Research / Research Highlights

A New Machine Learning Retrieval of Liquid Water Path Optimized for Mixed-Phase Cold-Air Outbreaks

Submitter

Zuidema, Paquita — University of Miami

Area of Research

Cloud Distributions/Characterizations

Journal Reference

Ephraim S, P Zuidema, T Juliano, C Grasmick, M Cadeddu, B Geerts, J French, A Pazmany, and S Woods. 2025. "A New Machine Learning Retrieval of Liquid Water Path Optimized for Mixed-Phase Cold Air Outbreaks Using Radiometer and Radar Observations." Journal of Atmospheric and Oceanic Technology, 10.1175/JTECH-D-24-0132.1.

Science

Retrievals from a below-cloud aircraft level leg from 29 Feb 2024 during the NSF CAESAR campaign, across a closed to open-celled transition, with cloud temperatures of ~ -20C. (a) WCR reflectivity and (b) Doppler velocity with in situ vertical velocity included. Plane’s altitude with time indicated with a dotted red line. (c) LWP retrieval.

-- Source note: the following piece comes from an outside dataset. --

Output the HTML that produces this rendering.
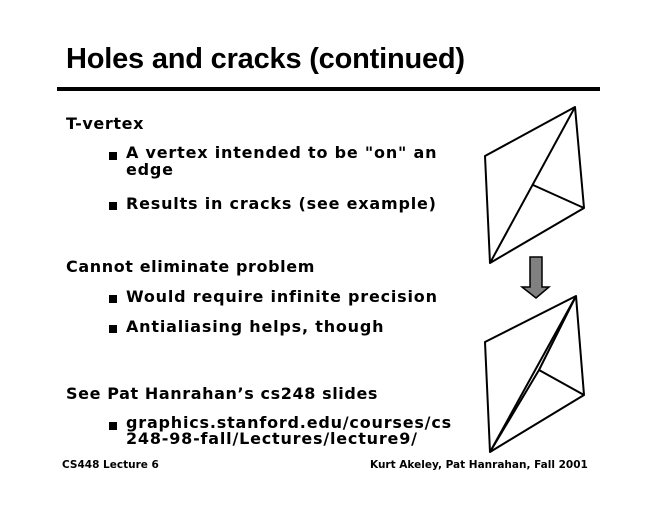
<!DOCTYPE html>
<html><head><style>
body{margin:0;width:660px;height:510px;background:#fff;position:relative;font-family:"DejaVu Sans","Liberation Sans",sans-serif;font-weight:bold;color:#000;overflow:hidden}
.t{position:absolute;white-space:nowrap}
h1{position:absolute;left:66px;top:43px;margin:0;font-family:"Liberation Sans",sans-serif;font-size:29px;font-weight:bold;letter-spacing:-0.2px}
.rule{position:absolute;left:57px;top:87px;width:543px;height:4px;background:#000}
.l1{font-size:16px;letter-spacing:0.6px}
.l2{font-size:16px;letter-spacing:0.8px}
.b{position:absolute;width:8px;height:8px;background:#000}
.f{font-size:10.5px;font-weight:bold}
</style></head><body>
<h1>Holes and cracks (continued)</h1>
<div class="rule"></div>
<div class="t l1" style="left:66px;top:114px">T-vertex</div>
<div class="b" style="left:109px;top:152px"></div>
<div class="t l2" style="left:126px;top:144px;line-height:17px">A vertex intended to be "on" an<br>edge</div>
<div class="b" style="left:109px;top:202px"></div>
<div class="t l2" style="left:126px;top:194px">Results in cracks (see example)</div>
<div class="t l1" style="left:66px;top:257px">Cannot eliminate problem</div>
<div class="b" style="left:109px;top:295px"></div>
<div class="t l2" style="left:126px;top:287px">Would require infinite precision</div>
<div class="b" style="left:109px;top:325px"></div>
<div class="t l2" style="left:126px;top:317px">Antialiasing helps, though</div>
<div class="t l1" style="left:66px;top:384px">See Pat Hanrahan’s cs248 slides</div>
<div class="b" style="left:109px;top:422px"></div>
<div class="t l2" style="left:126px;top:415px;line-height:16px">graphics.stanford.edu/courses/cs<br>248-98-fall/Lectures/lecture9/</div>
<div class="t f" style="left:62px;top:459px">CS448 Lecture 6</div>
<div class="t f" style="left:370px;top:459px">Kurt Akeley, Pat Hanrahan, Fall 2001</div>
<svg style="position:absolute;left:0;top:0" width="660" height="510">
<g fill="none" stroke="#000" stroke-width="2" stroke-linejoin="round">
<polygon points="485,156 575,107 584,208 490,263"/>
<line x1="490" y1="263" x2="575" y2="107"/>
<line x1="533" y1="185" x2="584" y2="208"/>
<polygon points="485,342 576,296 584,395 490,452"/>
<line x1="490" y1="452" x2="576" y2="296"/>
<polyline points="490,452 539,370 576,296"/>
<line x1="539" y1="370" x2="584" y2="395"/>
</g>
<polygon points="530,257 542,257 542,287 549,287 536,298 522,287 530,287" fill="#808080" stroke="#000" stroke-width="1.5"/>
</svg>
</body></html>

In combination these show how the super-cooled liquid component becomes larger but more inhomogeneous as the clouds transition from stratiform to cumulus, even in these cold conditions.

Cold-air outbreaks over high-latitude oceans typically include mixed-phase clouds and precipitation—in particular supercooled liquid clouds that support snow and graupel through ice growth processes. Here, we present a machine learning approach to retrieve liquid water path (LWP) using passive microwave measurements combined with vertically integrated radar reflectivities. The approach is an extension of Cadeddu et al. (2009), with the novel addition of radar reflectivity. The machine learning models are trained using the Passive and Active Microwave Radiative Transfer (PAMTRA) code applied to output from numerical simulations of three independent cold-air outbreaks sampled during the Cold-Air Outbreaks in the Marine Boundary Layer Experiment (COMBLE) campaign. Brightness temperatures corresponding to the four sidebands of an upward-looking G-band (183 GHz) vapor radiometer, along with the vertically integrated reflectivity from a zenith-pointing 95-GHz Wyoming Cloud Radar, are simulated from the perspective of a near-surface aircraft track. The radar reflectivity helps discriminate the snow contribution to the brightness temperatures. The machine learning models are thereafter tested on a simulation of an independent cold-air outbreak during COMBLE and against measurements from the U.S. Department of Energy (DOE) Atmospheric Radiation Measurement (ARM) North Slope of Alaska (NSA) observatory. This machine learning approach is shown to provide robust, computationally efficient, near-real-time measurements of LWP and water vapor path during the Cold-Air Outbreak Experiment in the Sub-Arctic Region (CAESAR) campaign in February-April 2024.

Impact

The partitioning of the total water into the liquid and ice phases impacts both weather and climate prediction, but accurate measurements on the phase partitioning remain difficult to acquire, especially near–real time.

Summary

Arctic clouds typically include both supercooled liquid and ice within the same column. Their relative amount is important to understand for both weather and climate processes. The retrieval of super-cooled liquid water path (LWP) has not yet been done from aircraft using DOE data to our knowledge. Here, we present a machine learning approach to retrieving LWP using passive microwave measurements combined with vertically integrated radar reflectivities. The approach, based on COMBLE simulations, is shown to be robust, computationally efficient, and applicable in near-real-time.